• [PROVIDED DATA]
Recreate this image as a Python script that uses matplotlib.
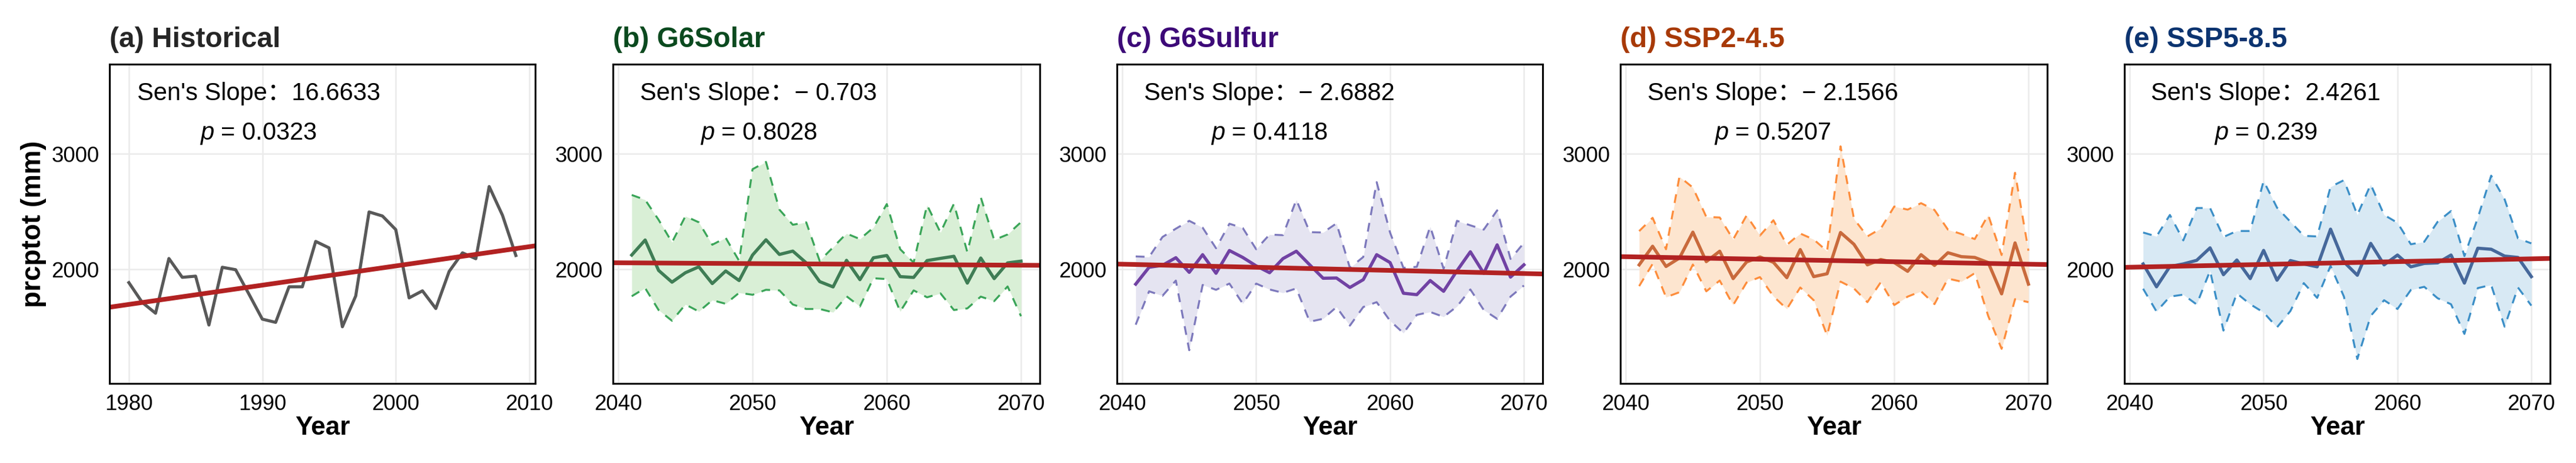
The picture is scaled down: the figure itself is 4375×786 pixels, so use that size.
import numpy as np
import matplotlib
matplotlib.use('Agg')
import matplotlib.pyplot as plt

# ---------------- data ----------------
years_hist = list(range(1980, 2010))
hist_vals = [1885, 1714, 1620, 2094, 1931, 1941, 1518, 2018, 1997, 1785,
             1569, 1541, 1849, 1849, 2242, 2186, 1503, 1770, 2497, 2462,
             2344, 1753, 1814, 1661, 1982, 2143, 2092, 2717, 2467, 2120]

years_fut = list(range(2041, 2071))

solar_mean = [2124, 2254, 1991, 1889, 1971, 2022, 1877, 1986, 1903, 2124,
              2256, 2129, 2158, 2056, 1894, 1848, 2078, 1911, 2100, 2120,
              1937, 1930, 2076, 2095, 2113, 1881, 2098, 1920, 2056, 2071]
solar_upper = [2644, 2602, 2429, 2234, 2460, 2407, 2213, 2273, 2073, 2867,
               2930, 2517, 2386, 2407, 2073, 2191, 2310, 2262, 2361, 2565,
               2174, 2059, 2556, 2319, 2568, 2149, 2624, 2254, 2302, 2409]
solar_lower = [1767, 1838, 1648, 1555, 1696, 1635, 1733, 1702, 1797, 1780,
               1823, 1818, 1696, 1657, 1657, 1628, 1767, 1679, 1923, 1916,
               1635, 1818, 1758, 1792, 1648, 1662, 1764, 1725, 1852, 1594]

sulfur_mean = [1872, 2018, 2035, 2101, 1974, 2127, 1966, 2163, 2103, 2030,
               1971, 2093, 2157, 2039, 1923, 1925, 1843, 1911, 2127, 2059,
               1793, 1781, 1903, 1810, 1988, 2152, 1966, 2212, 1933, 2039]
sulfur_upper = [2112, 2107, 2280, 2352, 2420, 2361, 2183, 2395, 2358, 2174,
                2301, 2296, 2602, 2322, 2319, 2398, 2013, 2107, 2755, 2319,
                2013, 2022, 2370, 2005, 2420, 2381, 2344, 2511, 2090, 2229]
sulfur_lower = [1521, 1810, 1771, 1903, 1300, 1865, 1823, 1877, 1703, 1877,
                1826, 1797, 1835, 1547, 1572, 1674, 1513, 1674, 1716, 1555,
                1448, 1606, 1631, 1589, 1679, 1826, 1648, 1572, 1764, 1860]

ssp245_mean = [2039, 2200, 2025, 2098, 2322, 2067, 2157, 1920, 2064, 2107,
               2061, 1928, 2171, 1937, 1962, 2319, 2217, 2039, 2085, 2059,
               1983, 2127, 2034, 2144, 2110, 2103, 2059, 1788, 2229, 1872]
ssp245_upper = [2331, 2446, 2174, 2802, 2708, 2454, 2449, 2259, 2466, 2293,
                2425, 2212, 2310, 2259, 2157, 3065, 2437, 2285, 2353, 2544,
                2517, 2573, 2514, 2344, 2306, 2262, 2471, 2124, 2836, 2161]
ssp245_lower = [1855, 2047, 1759, 1802, 2042, 1810, 1903, 1691, 1886, 1933,
                1767, 1657, 1843, 1733, 1428, 1894, 1835, 1716, 1889, 1691,
                1764, 1810, 1699, 1920, 1894, 1967, 1597, 1312, 1742, 1716]

ssp585_mean = [2047, 1849, 2025, 2047, 2078, 2186, 1954, 2081, 1920, 2164,
               1906, 2076, 2047, 2022, 2348, 2064, 1949, 2225, 2039, 2124,
               2022, 2051, 2056, 2124, 1881, 2183, 2174, 2115, 2103, 1937]
ssp585_upper = [2319, 2285, 2471, 2251, 2531, 2531, 2280, 2332, 2332, 2765,
                2534, 2412, 2290, 2285, 2714, 2772, 2471, 2735, 2471, 2403,
                2217, 2239, 2412, 2505, 2115, 2446, 2811, 2607, 2268, 2225]
ssp585_lower = [1832, 1635, 1764, 1781, 1696, 1988, 1470, 1792, 1698, 1627,
                1498, 1639, 1881, 1753, 2030, 1764, 1224, 1597, 1733, 1657,
                1822, 1849, 1750, 1698, 1441, 1838, 1865, 1504, 1843, 1686]

titles = ['(a) Historical', '(b) G6Solar', '(c) G6Sulfur', '(d) SSP2-4.5', '(e) SSP5-8.5']
sen_slopes = [16.6633, -0.703, -2.6882, -2.1566, 2.4261]
sen_labels = ['16.6633', '− 0.703', '− 2.6882', '− 2.1566', '2.4261']
p_labels = ['0.0323', '0.8028', '0.4118', '0.5207', '0.239']
trend_mid_value = [1938, 2046, 2003, 2076, 2056]
hist_ticks = [1980, 1990, 2000, 2010]
fut_ticks = [2040, 2050, 2060, 2070]
y_ticks = [2000, 3000]

# ---------------- style ----------------
plt.rcParams['font.family'] = ['Liberation Sans', 'Noto Sans CJK SC', 'DejaVu Sans']
plt.rcParams['mathtext.fontset'] = 'custom'
plt.rcParams['mathtext.it'] = 'Liberation Sans:italic'
plt.rcParams['mathtext.rm'] = 'Liberation Sans'

title_colors = ['#262626', '#0b4a1f', '#3d0a78', '#a83a08', '#0c3470']
mean_colors = [None, '#3f7d55', '#7142a3', '#c96a3c', '#46689b']
band_colors = [None, '#3ba559', '#7d79bc', '#fd8d3c', '#3c8fc7']
fill_colors = [None, '#d9efd6', '#e5e4f1', '#fde5cf', '#d8e9f4']
trend_color = '#b22222'

W, H = 4375, 786
fig = plt.figure(figsize=(W / 300, H / 300), dpi=300)

lefts = [186, 1041, 1897, 2752, 3608]
rights = [909, 1766, 2620, 3477, 4331]
top_px, bot_px = 109, 651
sen_x = [0.35, 0.341, 0.358, 0.357, 0.332]

bands = [None,
         (solar_mean, solar_upper, solar_lower),
         (sulfur_mean, sulfur_upper, sulfur_lower),
         (ssp245_mean, ssp245_upper, ssp245_lower),
         (ssp585_mean, ssp585_upper, ssp585_lower)]

for i in range(5):
    ax = fig.add_axes([lefts[i] / W, 1 - bot_px / H,
                       (rights[i] - lefts[i]) / W, (bot_px - top_px) / H])
    if i == 0:
        xs = years_hist
        ax.plot(xs, hist_vals, color='#595959', lw=1.25, zorder=3)
        xlim = (1978.55, 2010.45)
        ax.set_xticks(hist_ticks)
    else:
        xs = years_fut
        m, u, l = bands[i]
        ax.fill_between(xs, l, u, color=fill_colors[i], lw=0, zorder=1)
        ax.plot(xs, u, color=band_colors[i], lw=0.8, dashes=(4.5, 4), zorder=2)
        ax.plot(xs, l, color=band_colors[i], lw=0.8, dashes=(4.5, 4), zorder=2)
        ax.plot(xs, m, color=mean_colors[i], lw=1.3, zorder=3)
        xlim = (2039.6, 2071.4)
        ax.set_xticks(fut_ticks)
    xmid = (xlim[0] + xlim[1]) / 2
    tx = np.array(xlim)
    ty = trend_mid_value[i] + sen_slopes[i] * (tx - xmid)
    ax.plot(tx, ty, color=trend_color, lw=1.9, zorder=4, solid_capstyle='butt')

    ax.set_xlim(*xlim)
    ax.set_ylim(1012, 3776)
    ax.set_yticks(y_ticks)
    ax.grid(True, color='#ebebeb', lw=0.6, zorder=0)
    ax.set_axisbelow(True)
    ax.tick_params(length=0, labelsize=8.8, pad=4.2, colors='black')
    for s in ax.spines.values():
        s.set_linewidth(0.75)
        s.set_color('black')
        s.set_zorder(5)

    ax.text(0, 1.053, titles[i], transform=ax.transAxes, ha='left', va='baseline',
            fontsize=11.5, fontweight='bold', color=title_colors[i])
    ax.text(sen_x[i], 0.907, "Sen's Slope：" + sen_labels[i], transform=ax.transAxes,
            ha='center', va='center', fontsize=10, color='black')
    ax.text(sen_x[i], 0.783, r'$p$ = ' + p_labels[i], transform=ax.transAxes,
            ha='center', va='center', fontsize=10, color='black')

    ax.set_xlabel('Year', fontsize=10.6, fontweight='bold')
    ax.xaxis.set_label_coords(0.5, -0.14)
    ax.xaxis.label.set_va('center')
    if i == 0:
        ax.set_ylabel('prcptot (mm)', fontsize=11, fontweight='bold')
        ax.yaxis.set_label_coords(-(186 - 57) / (rights[0] - lefts[0]), 0.5)
        ax.yaxis.label.set_va('center')

fig.savefig('out.png', dpi=300, facecolor='white')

• [EXERCISE DESCRIPTION]
Using the data above, extract exactly the lines from the one that holds "The picture is" to the one that holds "years_fut = list(range(2041, 2071))", both ends included, and no others.

• [SOLUTION TO THIS PROBLEM]
The picture is scaled down: the figure itself is 4375×786 pixels, so use that size.
import numpy as np
import matplotlib
matplotlib.use('Agg')
import matplotlib.pyplot as plt

# ---------------- data ----------------
years_hist = list(range(1980, 2010))
hist_vals = [1885, 1714, 1620, 2094, 1931, 1941, 1518, 2018, 1997, 1785,
             1569, 1541, 1849, 1849, 2242, 2186, 1503, 1770, 2497, 2462,
             2344, 1753, 1814, 1661, 1982, 2143, 2092, 2717, 2467, 2120]

years_fut = list(range(2041, 2071))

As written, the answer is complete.